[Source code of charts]
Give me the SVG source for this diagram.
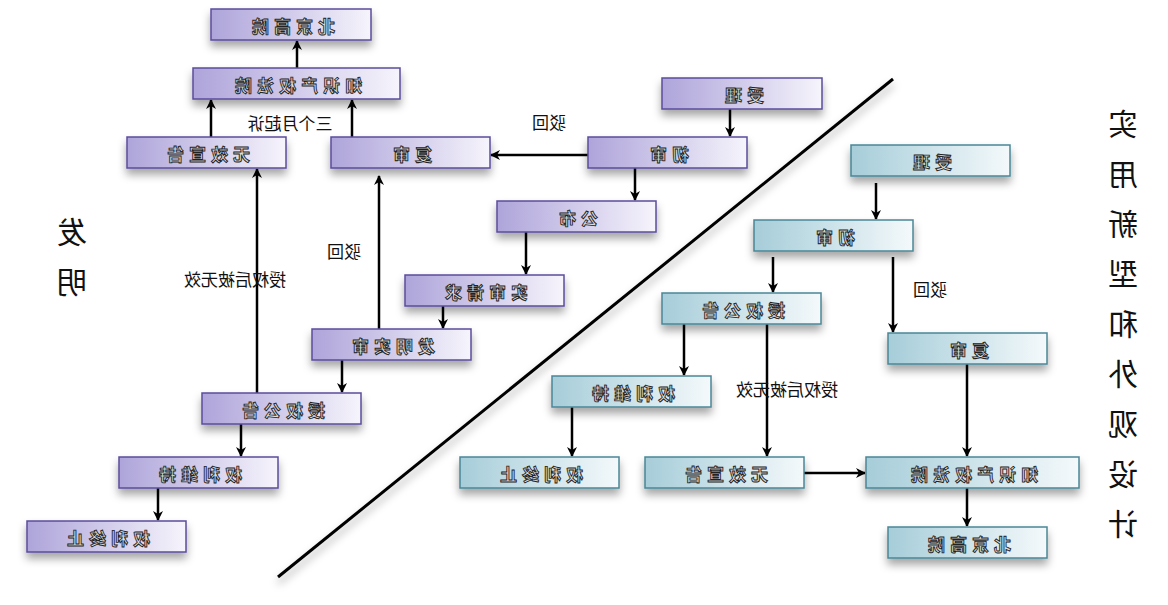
<svg xmlns="http://www.w3.org/2000/svg" width="1168" height="605" viewBox="0 0 1168 605">
<defs>
<linearGradient id="gp" x1="0" x2="1" y1="0" y2="0"><stop offset="0" stop-color="#aea4da"/><stop offset="1" stop-color="#f6f4fc"/></linearGradient>
<linearGradient id="gt" x1="0" x2="1" y1="0" y2="0"><stop offset="0" stop-color="#a6cdd9"/><stop offset="1" stop-color="#f4f9fb"/></linearGradient>
<filter id="sh" x="-20%" y="-30%" width="140%" height="190%"><feDropShadow dx="0" dy="6" stdDeviation="4" flood-color="#000" flood-opacity="0.35"/></filter>
<marker id="ar" markerWidth="10" markerHeight="10" refX="9" refY="5" orient="auto" markerUnits="userSpaceOnUse"><path d="M0,0 L10,5 L0,10 L3,5 Z" fill="#000"/></marker>
<style>
.p{fill:url(#gp);stroke:#5b4c9c;stroke-width:1.5;filter:url(#sh)}
.t{fill:url(#gt);stroke:#4a8797;stroke-width:1.5;filter:url(#sh)}
.bt{font-family:"Noto Sans CJK SC",sans-serif;font-size:17px;font-weight:bold;letter-spacing:5px;fill:#ddd;stroke:#222;stroke-width:0.9;text-anchor:middle;dominant-baseline:central}
.lb{font-family:"Noto Sans CJK SC",sans-serif;font-size:17px;fill:#111;text-anchor:middle;dominant-baseline:central}
.vt{font-family:"Noto Sans CJK SC",serif;font-size:30px;fill:#111;text-anchor:middle;dominant-baseline:central}
.c{stroke:#000;stroke-width:2.5;fill:none;marker-end:url(#ar)}
</style>
</defs>
<rect width="1168" height="605" fill="#fff"/>
<line x1="278" y1="577" x2="893" y2="79" stroke="#000" stroke-width="3" filter="url(#sh)"/>
<g id="connectors">
<path class="c" d="M297,68 V41"/>
<path class="c" d="M211,137 V100"/>
<path class="c" d="M352,137 V100"/>
<path class="c" d="M588,155 H491"/>
<path class="c" d="M730,109 V136"/>
<path class="c" d="M635,168 V200"/>
<path class="c" d="M526,232 V274"/>
<path class="c" d="M443,306 V328"/>
<path class="c" d="M379,329 V176"/>
<path class="c" d="M342,360 V392"/>
<path class="c" d="M257,393 V169"/>
<path class="c" d="M241,424 V456"/>
<path class="c" d="M158,488 V520"/>
<path class="c" d="M876,183 V219"/>
<path class="c" d="M773,257 V292"/>
<path class="c" d="M893,257 V332"/>
<path class="c" d="M684,324 V375"/>
<path class="c" d="M767,324 V456"/>
<path class="c" d="M572,407 V456"/>
<path class="c" d="M804,473 H865"/>
<path class="c" d="M967,364 V456"/>
<path class="c" d="M967,488 V526"/>
</g>
<g class="lb">
<text class="lb" transform="scale(-1,1)" x="-290" y="122">三个月起诉</text>
<text class="lb" transform="scale(-1,1)" x="-549" y="121">驳回</text>
<text class="lb" transform="scale(-1,1)" x="-344" y="250">驳回</text>
<text class="lb" transform="scale(-1,1)" x="-235" y="278">授权后被无效</text>
<text class="lb" transform="scale(-1,1)" x="-930" y="288">驳回</text>
<text class="lb" transform="scale(-1,1)" x="-787" y="388">授权后被无效</text>
</g>
<g>
<text class="vt" transform="scale(-1,1)" x="-72" y="230">发</text>
<text class="vt" transform="scale(-1,1)" x="-72" y="280">明</text>
<text class="vt" transform="scale(-1,1)" x="-1123" y="122">实</text>
<text class="vt" transform="scale(-1,1)" x="-1123" y="172">用</text>
<text class="vt" transform="scale(-1,1)" x="-1123" y="222">新</text>
<text class="vt" transform="scale(-1,1)" x="-1123" y="272">型</text>
<text class="vt" transform="scale(-1,1)" x="-1123" y="322">和</text>
<text class="vt" transform="scale(-1,1)" x="-1123" y="372">外</text>
<text class="vt" transform="scale(-1,1)" x="-1123" y="422">观</text>
<text class="vt" transform="scale(-1,1)" x="-1123" y="472">设</text>
<text class="vt" transform="scale(-1,1)" x="-1123" y="522">计</text>
</g>
<g id="p-bjgy"><rect class="p" x="211" y="9" width="160" height="31"/><text class="bt" transform="scale(-1,1)" x="-291" y="25">北京高院</text></g>
<g id="p-zscq"><rect class="p" x="193" y="68" width="207" height="31"/><text class="bt" transform="scale(-1,1)" x="-296" y="84">知识产权法院</text></g>
<g id="p-wx"><rect class="p" x="127" y="137" width="159" height="31"/><text class="bt" transform="scale(-1,1)" x="-206" y="153">无效宣告</text></g>
<g id="p-fs"><rect class="p" x="331" y="137" width="159" height="31"/><text class="bt" transform="scale(-1,1)" x="-410" y="153">复审</text></g>
<g id="p-sl"><rect class="p" x="662" y="78" width="160" height="31"/><text class="bt" transform="scale(-1,1)" x="-742" y="94">受理</text></g>
<g id="p-cs"><rect class="p" x="588" y="137" width="159" height="31"/><text class="bt" transform="scale(-1,1)" x="-667" y="153">初审</text></g>
<g id="p-gb"><rect class="p" x="497" y="201" width="159" height="31"/><text class="bt" transform="scale(-1,1)" x="-576" y="217">公布</text></g>
<g id="p-sqq"><rect class="p" x="405" y="275" width="159" height="31"/><text class="bt" transform="scale(-1,1)" x="-484" y="291">实审请求</text></g>
<g id="p-fmss"><rect class="p" x="312" y="329" width="159" height="31"/><text class="bt" transform="scale(-1,1)" x="-391" y="345">发明实审</text></g>
<g id="p-sqgg"><rect class="p" x="202" y="393" width="159" height="31"/><text class="bt" transform="scale(-1,1)" x="-281" y="409">授权公告</text></g>
<g id="p-qlwc"><rect class="p" x="119" y="457" width="159" height="31"/><text class="bt" transform="scale(-1,1)" x="-198" y="473">权利维持</text></g>
<g id="p-qlzz"><rect class="p" x="27" y="521" width="159" height="31"/><text class="bt" transform="scale(-1,1)" x="-106" y="537">权利终止</text></g>
<g id="t-sl"><rect class="t" x="851" y="145" width="159" height="31"/><text class="bt" transform="scale(-1,1)" x="-930" y="161">受理</text></g>
<g id="t-cs"><rect class="t" x="754" y="220" width="159" height="31"/><text class="bt" transform="scale(-1,1)" x="-833" y="236">初审</text></g>
<g id="t-sqgg"><rect class="t" x="662" y="293" width="159" height="31"/><text class="bt" transform="scale(-1,1)" x="-741" y="309">授权公告</text></g>
<g id="t-fs"><rect class="t" x="888" y="333" width="159" height="31"/><text class="bt" transform="scale(-1,1)" x="-967" y="349">复审</text></g>
<g id="t-qlwc"><rect class="t" x="552" y="376" width="159" height="31"/><text class="bt" transform="scale(-1,1)" x="-631" y="392">权利维持</text></g>
<g id="t-qlzz"><rect class="t" x="460" y="457" width="159" height="31"/><text class="bt" transform="scale(-1,1)" x="-539" y="473">权利终止</text></g>
<g id="t-wx"><rect class="t" x="645" y="457" width="159" height="31"/><text class="bt" transform="scale(-1,1)" x="-724" y="473">无效宣告</text></g>
<g id="t-zscq"><rect class="t" x="866" y="457" width="213" height="31"/><text class="bt" transform="scale(-1,1)" x="-972" y="473">知识产权法院</text></g>
<g id="t-bjgy"><rect class="t" x="888" y="527" width="159" height="31"/><text class="bt" transform="scale(-1,1)" x="-967" y="543">北京高院</text></g>
</svg>
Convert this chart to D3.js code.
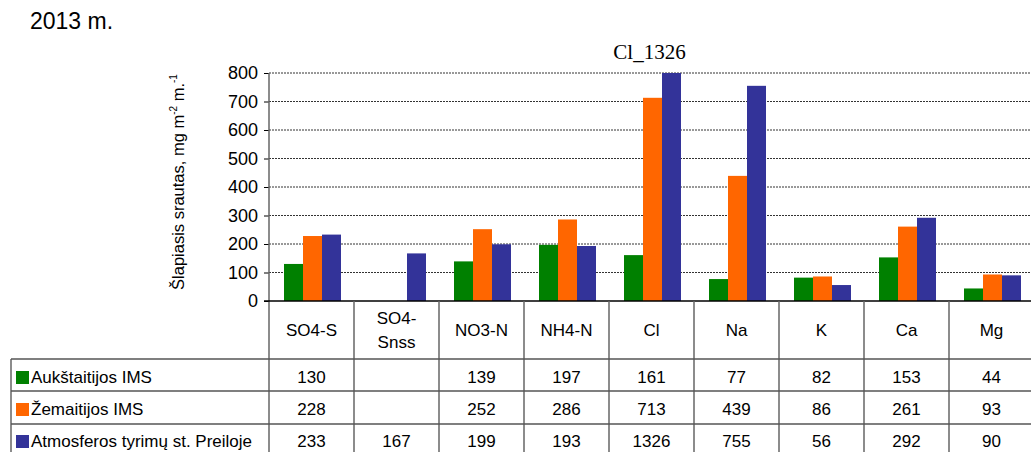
<!DOCTYPE html>
<html><head><meta charset="utf-8">
<script src="https://cdn.jsdelivr.net/npm/d3@7"></script>
<style>body{margin:0;background:#fff;} svg{display:block;font-family:"Liberation Sans",Arial,sans-serif;}</style>
</head><body>
<svg id="c" width="1031" height="452"></svg>
<script>
const categories = ["SO4-S", "SO4-\nSnss", "NO3-N", "NH4-N", "Cl", "Na", "K", "Ca", "Mg"];
const seriesNames = ["Aukštaitijos IMS", "Žemaitijos IMS", "Atmosferos tyrimų st. Preiloje"];
const aukstaitijos = [130, null, 139, 197, 161, 77, 82, 153, 44];
const zemaitijos = [228, null, 252, 286, 713, 439, 86, 261, 93];
const preila = [233, 167, 199, 193, 1326, 755, 56, 292, 90];
const seriesColors = ["#008000", "#FF6600", "#333399"];
const yTicks = [0, 100, 200, 300, 400, 500, 600, 700, 800];
const titleText = "2013 m.";
const annotation = "Cl_1326";

const series = [aukstaitijos, zemaitijos, preila];
const svg = d3.select("#c");
const x0 = 269, colW = 85;
const x = d3.scaleBand().domain(categories).range([x0, x0 + colW * categories.length]).paddingInner(0).paddingOuter(0);
const xs = d3.scaleBand().domain(seriesNames).range([15, 72]);
const y = d3.scaleLinear().domain([0, 800]).range([301, 73]);

// title
svg.append("text").attr("x", 30).attr("y", 29).attr("font-size", 23).attr("fill", "#000").text(titleText);

// grid
svg.append("g").selectAll("line").data(yTicks.filter(d => d > 0)).join("line")
  .attr("x1", x0).attr("x2", 1031).attr("y1", d => y(d)).attr("y2", d => y(d))
  .attr("stroke", "#333").attr("stroke-width", 1).attr("stroke-dasharray", "2,1");

// bars
svg.append("clipPath").attr("id", "pc").append("rect")
  .attr("x", x0).attr("y", y(800)).attr("width", 1031 - x0).attr("height", y(0) - y(800));
const gb = svg.append("g").attr("clip-path", "url(#pc)");
series.forEach((vals, si) => {
  gb.selectAll(null).data(vals.map((v, i) => ({v, c: categories[i]})).filter(d => d.v != null)).join("rect")
    .attr("x", d => x(d.c) + xs(seriesNames[si]))
    .attr("width", xs.bandwidth())
    .attr("y", d => y(Math.min(d.v, 800)))
    .attr("height", d => y(0) - y(Math.min(d.v, 800)))
    .attr("fill", seriesColors[si]);
});

// y axis
const yAxis = d3.axisLeft(y).tickValues(yTicks).tickSize(5).tickPadding(6);
const ga = svg.append("g").attr("transform", `translate(${x0},0)`).call(yAxis);
ga.select(".domain").remove();
ga.selectAll(".tick line").attr("stroke", "#000");
ga.selectAll(".tick text").attr("font-size", 18).attr("font-family", "Liberation Sans, Arial, sans-serif").attr("fill", "#000");
svg.append("line").attr("x1", x0).attr("x2", x0).attr("y1", y(800)).attr("y2", 452).attr("stroke", "#666").attr("stroke-width", 1.5);
svg.append("line").attr("x1", x0 - 5).attr("x2", 1031).attr("y1", y(0)).attr("y2", y(0)).attr("stroke", "#000").attr("stroke-width", 1.5);

// y title
const yt = svg.append("text").attr("transform", "translate(184,182) rotate(-90)").attr("text-anchor", "middle").attr("font-size", 16.5).attr("fill", "#000");
yt.append("tspan").text("Šlapiasis srautas, mg m");
yt.append("tspan").attr("dy", -7).attr("font-size", 10).text("-2");
yt.append("tspan").attr("dy", 7).text(" m.");
yt.append("tspan").attr("dy", -7).attr("font-size", 10).text("-1");

// annotation
svg.append("text").attr("x", x("Cl") + colW / 2 - 2).attr("y", 59).attr("text-anchor", "middle")
  .attr("font-family", "Liberation Serif, Times New Roman, serif").attr("font-size", 21).attr("fill", "#000").text(annotation);

// table
const rowY = [301, 359, 391, 424];
const rowBase = [383, 415, 447];
const gt = svg.append("g");
categories.forEach(c => {
  gt.append("line").attr("x1", x(c) + colW).attr("x2", x(c) + colW).attr("y1", 301).attr("y2", 452).attr("stroke", "#666").attr("stroke-width", 1.5);
});
gt.append("line").attr("x1", 11).attr("x2", 11).attr("y1", 359).attr("y2", 452).attr("stroke", "#666").attr("stroke-width", 1.5);
rowY.slice(1).forEach(ry => {
  gt.append("line").attr("x1", 11).attr("x2", 1031).attr("y1", ry).attr("y2", ry).attr("stroke", "#555").attr("stroke-width", 1.5);
});
categories.forEach(c => {
  const lines = c.split("\n");
  const cx = x(c) + colW / 2;
  const base = lines.length === 1 ? 336 : 324;
  lines.forEach((l, i) => {
    gt.append("text").attr("x", cx).attr("y", base + i * 24).attr("text-anchor", "middle").attr("font-size", 17).attr("fill", "#000").text(l);
  });
});
series.forEach((vals, si) => {
  const base = rowBase[si];
  gt.append("rect").attr("x", 16).attr("y", base - 12).attr("width", 13).attr("height", 13).attr("fill", seriesColors[si]);
  gt.append("text").attr("x", 31).attr("y", base).attr("font-size", 17).attr("fill", "#000").text(seriesNames[si]);
  vals.forEach((v, i) => {
    if (v == null) return;
    gt.append("text").attr("x", x(categories[i]) + colW / 2).attr("y", base).attr("text-anchor", "middle").attr("font-size", 17).attr("fill", "#000").text(v);
  });
});
</script>
</body></html>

Aim of the task: Look through the entries and return every line where "this" appears.

Response to the exercise:
Give me the SVG source for this diagram.
Convert this chart to D3.js code.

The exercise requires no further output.